Hubert Evans: The First 93 Years

Hubert Evans: The First 93 Years (Harbour Publishing 1985)

Hubert EvansHubert Reginald Evans, whom novelist Margaret Laurence called “the elder of our tribe,” had one of the most remarkable careers in the history of Canadian writing. In 1902, when he was a nine-year old in Galt, Ontario, Evans began his career as a professional writer by composing a limerick in praise of Lipton’s tea for a contest. The now-forgotten verse earned him $1.

The Quaker outdoorsman later became a professional writer in British Columbia for seven decades. Born in Vankleek Hill, Ontario, in 1892, he witnessed the horrors of war in the trenches as a soldier in WWI, leading to his autobiographical novel, The New Front Line (1927), about a soldier named Hugh Henderson who migrates from older societies to the “new front line” of idealism in the wilds of B.C. He and his wife came west and started building a waterfront cabin at Roberts Creek, B.C., in 1926. In 1927, his first year as a fulltime writer, he earned $97 less postage.

Evans is best remembered for his second novel, Mist on the River (1954), the first Canadian novel to portray aboriginals realistically as complex, central characters.
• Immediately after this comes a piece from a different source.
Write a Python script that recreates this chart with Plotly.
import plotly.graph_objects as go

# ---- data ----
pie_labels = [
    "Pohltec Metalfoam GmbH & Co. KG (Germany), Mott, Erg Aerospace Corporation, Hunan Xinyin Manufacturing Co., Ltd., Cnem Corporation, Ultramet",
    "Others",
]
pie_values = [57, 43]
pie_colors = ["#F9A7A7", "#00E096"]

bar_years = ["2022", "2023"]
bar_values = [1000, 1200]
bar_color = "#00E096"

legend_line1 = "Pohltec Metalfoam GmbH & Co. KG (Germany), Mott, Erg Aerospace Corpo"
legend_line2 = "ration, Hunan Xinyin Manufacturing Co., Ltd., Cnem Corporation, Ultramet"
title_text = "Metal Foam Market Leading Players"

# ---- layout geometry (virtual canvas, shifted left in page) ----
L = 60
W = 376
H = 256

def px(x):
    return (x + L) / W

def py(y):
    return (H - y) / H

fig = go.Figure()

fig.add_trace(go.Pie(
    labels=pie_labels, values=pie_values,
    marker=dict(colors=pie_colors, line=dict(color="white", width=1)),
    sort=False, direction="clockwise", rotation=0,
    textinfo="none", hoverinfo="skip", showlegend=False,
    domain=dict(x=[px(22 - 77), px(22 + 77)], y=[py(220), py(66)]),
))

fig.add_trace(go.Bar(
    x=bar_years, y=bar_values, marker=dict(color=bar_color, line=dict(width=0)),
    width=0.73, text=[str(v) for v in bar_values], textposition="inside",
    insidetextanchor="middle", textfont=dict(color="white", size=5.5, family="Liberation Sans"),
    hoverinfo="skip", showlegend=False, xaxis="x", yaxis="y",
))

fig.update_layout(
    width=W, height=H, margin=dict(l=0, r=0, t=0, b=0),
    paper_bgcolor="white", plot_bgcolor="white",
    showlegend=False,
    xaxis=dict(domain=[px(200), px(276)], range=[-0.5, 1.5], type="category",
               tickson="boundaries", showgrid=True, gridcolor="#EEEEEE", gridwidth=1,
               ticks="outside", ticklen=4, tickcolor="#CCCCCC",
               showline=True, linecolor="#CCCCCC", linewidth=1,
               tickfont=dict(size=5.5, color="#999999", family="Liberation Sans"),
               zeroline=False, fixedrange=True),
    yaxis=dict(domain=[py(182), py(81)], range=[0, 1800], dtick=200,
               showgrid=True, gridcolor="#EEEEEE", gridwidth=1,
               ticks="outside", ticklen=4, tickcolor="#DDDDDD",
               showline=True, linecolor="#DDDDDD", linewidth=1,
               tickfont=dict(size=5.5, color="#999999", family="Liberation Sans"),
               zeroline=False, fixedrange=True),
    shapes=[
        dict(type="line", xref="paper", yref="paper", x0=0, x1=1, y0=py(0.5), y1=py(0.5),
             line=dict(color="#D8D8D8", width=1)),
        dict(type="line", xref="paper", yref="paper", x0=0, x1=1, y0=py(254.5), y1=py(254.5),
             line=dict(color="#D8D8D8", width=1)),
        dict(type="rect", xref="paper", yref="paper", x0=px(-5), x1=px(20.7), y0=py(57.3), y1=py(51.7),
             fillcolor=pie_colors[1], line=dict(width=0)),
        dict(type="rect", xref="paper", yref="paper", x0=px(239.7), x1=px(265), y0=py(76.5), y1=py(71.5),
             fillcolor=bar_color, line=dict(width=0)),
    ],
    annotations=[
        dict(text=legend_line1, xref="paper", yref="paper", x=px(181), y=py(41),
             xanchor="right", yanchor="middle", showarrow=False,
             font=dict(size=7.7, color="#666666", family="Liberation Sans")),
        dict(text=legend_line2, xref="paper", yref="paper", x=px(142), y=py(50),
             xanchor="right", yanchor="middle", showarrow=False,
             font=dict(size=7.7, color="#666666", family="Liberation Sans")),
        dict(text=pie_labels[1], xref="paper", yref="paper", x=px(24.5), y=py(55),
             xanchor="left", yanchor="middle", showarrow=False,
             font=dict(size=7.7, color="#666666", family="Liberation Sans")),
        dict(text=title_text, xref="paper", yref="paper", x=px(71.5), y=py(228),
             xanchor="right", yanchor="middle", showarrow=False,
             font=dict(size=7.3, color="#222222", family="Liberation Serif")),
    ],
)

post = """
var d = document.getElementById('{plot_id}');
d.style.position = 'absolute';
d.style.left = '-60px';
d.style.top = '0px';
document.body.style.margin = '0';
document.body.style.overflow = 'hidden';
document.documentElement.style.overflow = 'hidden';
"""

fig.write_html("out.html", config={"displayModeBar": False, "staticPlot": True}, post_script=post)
It is now rightly considered a Canadian classic. It arose after Evans and his wife received a visit from aboriginal activist Guy Williams of Kitimaat (separate from present-day Kitimat) towards the end of WWII, requesting Ann Evans move to Kitimaat to teach his children.

She had taught Williams in a residential school near the Evanses’ floathouse at Cultus Lake in the early 1920s. By the 1980s, Evans had produced ten volumes of fiction, three of poetry, twelve plays, over 200 short stories and countless articles. His final novel, written when he was almost blind, is O Time in Year Flight (1979), a scrupulously remembered account of the year the twentieth century began—written eight decades after the fact.

The monumental nature of Evans’ accomplishment drew all manner of literary admirers, from poet Patrick Lane to journalist Peter Gzowski to an entire Convocation Party of Simon Fraser University, including Margaret Laurence, to make the pilgrimage to his hand-made bungalow on the Sunshine Coast. Visitors were always moved to find him to be warm, gracious and inspirational. The Hubert Evans Non-Fiction Prize was created in 1985.